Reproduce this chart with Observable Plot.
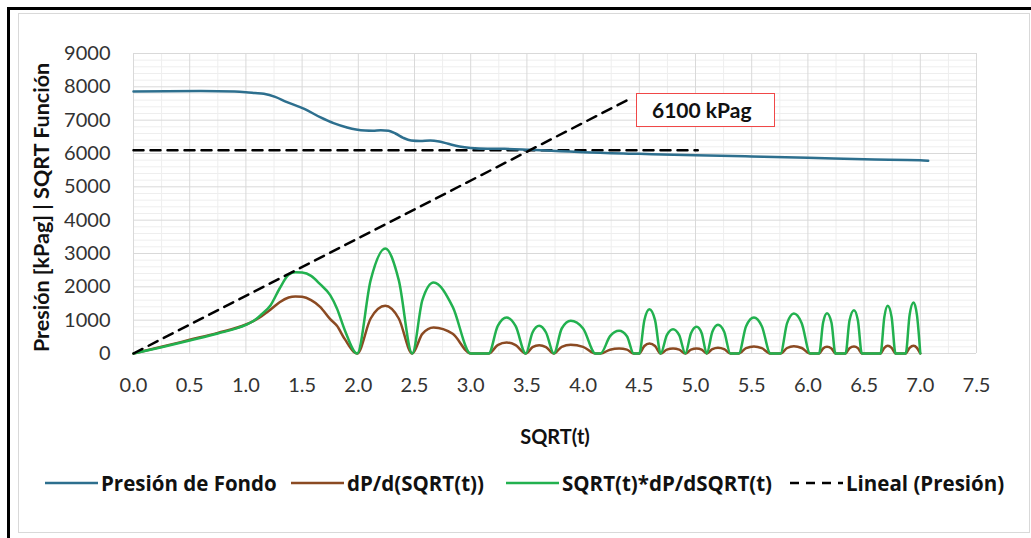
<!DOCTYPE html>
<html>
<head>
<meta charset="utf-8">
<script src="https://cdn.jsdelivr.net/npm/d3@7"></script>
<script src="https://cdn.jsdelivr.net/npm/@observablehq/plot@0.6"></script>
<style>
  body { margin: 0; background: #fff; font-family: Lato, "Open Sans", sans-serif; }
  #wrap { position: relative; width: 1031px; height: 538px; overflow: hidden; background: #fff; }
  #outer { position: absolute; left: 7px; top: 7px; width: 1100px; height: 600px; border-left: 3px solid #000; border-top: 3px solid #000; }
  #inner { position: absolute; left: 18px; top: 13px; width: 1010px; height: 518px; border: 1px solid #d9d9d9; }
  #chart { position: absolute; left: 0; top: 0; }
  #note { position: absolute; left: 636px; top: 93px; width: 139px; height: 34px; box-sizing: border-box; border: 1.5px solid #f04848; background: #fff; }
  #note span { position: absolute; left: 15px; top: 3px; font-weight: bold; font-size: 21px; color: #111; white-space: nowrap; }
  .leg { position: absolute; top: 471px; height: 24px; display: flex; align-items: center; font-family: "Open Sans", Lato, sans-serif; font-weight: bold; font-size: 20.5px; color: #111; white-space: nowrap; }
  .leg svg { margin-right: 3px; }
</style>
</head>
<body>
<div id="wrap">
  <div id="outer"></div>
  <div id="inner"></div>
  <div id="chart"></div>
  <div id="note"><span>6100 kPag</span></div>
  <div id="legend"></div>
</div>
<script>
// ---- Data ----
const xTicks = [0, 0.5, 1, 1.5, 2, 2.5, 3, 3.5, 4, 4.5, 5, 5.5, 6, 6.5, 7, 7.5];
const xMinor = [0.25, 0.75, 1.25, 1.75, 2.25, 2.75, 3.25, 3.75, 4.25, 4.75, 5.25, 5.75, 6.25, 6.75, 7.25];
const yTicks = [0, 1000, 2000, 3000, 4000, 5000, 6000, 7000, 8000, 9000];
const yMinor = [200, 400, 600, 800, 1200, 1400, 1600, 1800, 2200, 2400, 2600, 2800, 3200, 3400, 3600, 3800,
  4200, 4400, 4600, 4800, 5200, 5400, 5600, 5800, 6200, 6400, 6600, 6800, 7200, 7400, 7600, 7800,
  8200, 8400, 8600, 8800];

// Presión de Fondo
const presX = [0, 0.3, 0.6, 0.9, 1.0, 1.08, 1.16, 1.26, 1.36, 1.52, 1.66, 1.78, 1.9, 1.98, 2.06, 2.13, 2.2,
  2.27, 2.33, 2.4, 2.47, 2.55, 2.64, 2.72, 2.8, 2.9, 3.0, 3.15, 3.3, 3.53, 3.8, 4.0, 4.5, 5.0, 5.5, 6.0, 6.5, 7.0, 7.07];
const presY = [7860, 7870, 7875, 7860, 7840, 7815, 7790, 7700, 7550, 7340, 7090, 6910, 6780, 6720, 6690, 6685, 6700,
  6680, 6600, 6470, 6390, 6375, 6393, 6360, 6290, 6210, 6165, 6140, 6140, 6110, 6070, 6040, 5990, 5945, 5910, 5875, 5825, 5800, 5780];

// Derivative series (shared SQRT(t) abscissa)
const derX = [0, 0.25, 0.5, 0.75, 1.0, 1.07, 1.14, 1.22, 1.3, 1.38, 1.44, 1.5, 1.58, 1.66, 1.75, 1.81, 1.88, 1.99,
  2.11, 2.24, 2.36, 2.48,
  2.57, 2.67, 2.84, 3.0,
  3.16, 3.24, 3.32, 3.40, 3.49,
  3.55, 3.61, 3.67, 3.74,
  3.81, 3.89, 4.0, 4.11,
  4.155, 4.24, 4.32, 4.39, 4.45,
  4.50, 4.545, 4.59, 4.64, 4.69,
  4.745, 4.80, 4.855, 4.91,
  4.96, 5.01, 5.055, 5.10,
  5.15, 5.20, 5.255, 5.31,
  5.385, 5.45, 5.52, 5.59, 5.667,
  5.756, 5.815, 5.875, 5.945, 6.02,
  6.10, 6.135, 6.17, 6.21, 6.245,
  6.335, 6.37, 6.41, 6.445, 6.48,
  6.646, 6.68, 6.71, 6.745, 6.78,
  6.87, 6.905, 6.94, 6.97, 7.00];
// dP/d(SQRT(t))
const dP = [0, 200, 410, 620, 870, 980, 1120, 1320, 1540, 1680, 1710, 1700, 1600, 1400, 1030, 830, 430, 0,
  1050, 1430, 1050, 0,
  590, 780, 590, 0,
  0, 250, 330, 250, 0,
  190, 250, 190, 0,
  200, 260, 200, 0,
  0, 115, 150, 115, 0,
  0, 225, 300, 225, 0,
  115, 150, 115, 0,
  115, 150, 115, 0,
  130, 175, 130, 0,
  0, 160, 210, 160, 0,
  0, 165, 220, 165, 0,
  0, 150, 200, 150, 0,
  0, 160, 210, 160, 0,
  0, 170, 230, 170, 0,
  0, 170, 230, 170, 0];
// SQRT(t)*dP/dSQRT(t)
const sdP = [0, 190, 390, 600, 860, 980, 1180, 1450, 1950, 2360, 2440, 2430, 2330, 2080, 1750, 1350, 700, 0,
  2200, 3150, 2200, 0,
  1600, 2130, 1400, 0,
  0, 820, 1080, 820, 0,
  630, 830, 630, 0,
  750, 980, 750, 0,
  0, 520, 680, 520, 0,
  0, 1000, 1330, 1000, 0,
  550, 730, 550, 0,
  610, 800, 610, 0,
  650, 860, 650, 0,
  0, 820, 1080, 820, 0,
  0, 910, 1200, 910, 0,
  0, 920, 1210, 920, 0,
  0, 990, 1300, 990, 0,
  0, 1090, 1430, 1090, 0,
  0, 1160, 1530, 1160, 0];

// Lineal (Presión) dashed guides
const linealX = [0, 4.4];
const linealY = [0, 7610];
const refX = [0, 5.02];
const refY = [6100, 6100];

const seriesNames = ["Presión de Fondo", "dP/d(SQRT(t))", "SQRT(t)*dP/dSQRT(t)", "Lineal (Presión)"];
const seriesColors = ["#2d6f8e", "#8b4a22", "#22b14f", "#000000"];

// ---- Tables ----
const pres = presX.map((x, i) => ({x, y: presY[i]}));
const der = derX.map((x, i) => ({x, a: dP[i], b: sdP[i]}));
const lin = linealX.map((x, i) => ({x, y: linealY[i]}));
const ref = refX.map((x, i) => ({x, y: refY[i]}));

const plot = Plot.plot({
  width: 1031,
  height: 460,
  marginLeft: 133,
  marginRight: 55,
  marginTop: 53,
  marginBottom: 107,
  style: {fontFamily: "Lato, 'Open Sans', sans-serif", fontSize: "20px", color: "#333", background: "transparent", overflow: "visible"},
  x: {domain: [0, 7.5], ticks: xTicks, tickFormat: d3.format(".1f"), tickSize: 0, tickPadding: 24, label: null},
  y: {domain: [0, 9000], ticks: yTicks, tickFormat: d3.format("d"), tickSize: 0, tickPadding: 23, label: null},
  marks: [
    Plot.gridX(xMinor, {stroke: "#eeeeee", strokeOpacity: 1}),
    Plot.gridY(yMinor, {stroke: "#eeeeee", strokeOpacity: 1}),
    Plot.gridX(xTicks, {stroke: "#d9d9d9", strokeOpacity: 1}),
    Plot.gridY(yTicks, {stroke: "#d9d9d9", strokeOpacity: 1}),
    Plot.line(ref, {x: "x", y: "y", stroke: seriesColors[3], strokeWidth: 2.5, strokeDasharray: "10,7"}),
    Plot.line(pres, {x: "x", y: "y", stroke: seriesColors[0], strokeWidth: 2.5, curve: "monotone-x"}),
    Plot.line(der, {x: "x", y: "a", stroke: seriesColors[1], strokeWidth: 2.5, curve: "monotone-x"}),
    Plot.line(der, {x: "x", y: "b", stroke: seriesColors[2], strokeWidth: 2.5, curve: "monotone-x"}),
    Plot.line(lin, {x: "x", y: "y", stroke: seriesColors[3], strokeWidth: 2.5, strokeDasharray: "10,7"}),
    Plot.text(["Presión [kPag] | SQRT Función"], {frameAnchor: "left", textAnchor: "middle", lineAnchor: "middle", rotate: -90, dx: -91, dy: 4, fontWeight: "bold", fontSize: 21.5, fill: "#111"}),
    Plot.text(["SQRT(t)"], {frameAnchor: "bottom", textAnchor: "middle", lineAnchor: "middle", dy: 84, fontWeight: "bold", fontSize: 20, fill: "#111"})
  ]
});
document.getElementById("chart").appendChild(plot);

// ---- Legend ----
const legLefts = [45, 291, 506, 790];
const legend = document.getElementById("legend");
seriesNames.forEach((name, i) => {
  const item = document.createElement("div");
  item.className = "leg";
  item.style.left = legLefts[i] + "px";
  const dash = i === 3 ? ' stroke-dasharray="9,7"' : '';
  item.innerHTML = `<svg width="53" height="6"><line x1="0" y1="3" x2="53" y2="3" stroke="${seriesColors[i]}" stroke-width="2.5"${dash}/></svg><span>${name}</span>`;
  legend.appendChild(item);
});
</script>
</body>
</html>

* _The problem_
Quote, please, every line of the material above from its start through the line that has "8200, 8400, 8600, 8800];", reproducing the words exactly and dropping any images.

* _Result of this exercise_
Reproduce this chart with Observable Plot.
<!DOCTYPE html>
<html>
<head>
<meta charset="utf-8">
<script src="https://cdn.jsdelivr.net/npm/d3@7"></script>
<script src="https://cdn.jsdelivr.net/npm/@observablehq/plot@0.6"></script>
<style>
  body { margin: 0; background: #fff; font-family: Lato, "Open Sans", sans-serif; }
  #wrap { position: relative; width: 1031px; height: 538px; overflow: hidden; background: #fff; }
  #outer { position: absolute; left: 7px; top: 7px; width: 1100px; height: 600px; border-left: 3px solid #000; border-top: 3px solid #000; }
  #inner { position: absolute; left: 18px; top: 13px; width: 1010px; height: 518px; border: 1px solid #d9d9d9; }
  #chart { position: absolute; left: 0; top: 0; }
  #note { position: absolute; left: 636px; top: 93px; width: 139px; height: 34px; box-sizing: border-box; border: 1.5px solid #f04848; background: #fff; }
  #note span { position: absolute; left: 15px; top: 3px; font-weight: bold; font-size: 21px; color: #111; white-space: nowrap; }
  .leg { position: absolute; top: 471px; height: 24px; display: flex; align-items: center; font-family: "Open Sans", Lato, sans-serif; font-weight: bold; font-size: 20.5px; color: #111; white-space: nowrap; }
  .leg svg { margin-right: 3px; }
</style>
</head>
<body>
<div id="wrap">
  <div id="outer"></div>
  <div id="inner"></div>
  <div id="chart"></div>
  <div id="note"><span>6100 kPag</span></div>
  <div id="legend"></div>
</div>
<script>
// ---- Data ----
const xTicks = [0, 0.5, 1, 1.5, 2, 2.5, 3, 3.5, 4, 4.5, 5, 5.5, 6, 6.5, 7, 7.5];
const xMinor = [0.25, 0.75, 1.25, 1.75, 2.25, 2.75, 3.25, 3.75, 4.25, 4.75, 5.25, 5.75, 6.25, 6.75, 7.25];
const yTicks = [0, 1000, 2000, 3000, 4000, 5000, 6000, 7000, 8000, 9000];
const yMinor = [200, 400, 600, 800, 1200, 1400, 1600, 1800, 2200, 2400, 2600, 2800, 3200, 3400, 3600, 3800,
  4200, 4400, 4600, 4800, 5200, 5400, 5600, 5800, 6200, 6400, 6600, 6800, 7200, 7400, 7600, 7800,
  8200, 8400, 8600, 8800];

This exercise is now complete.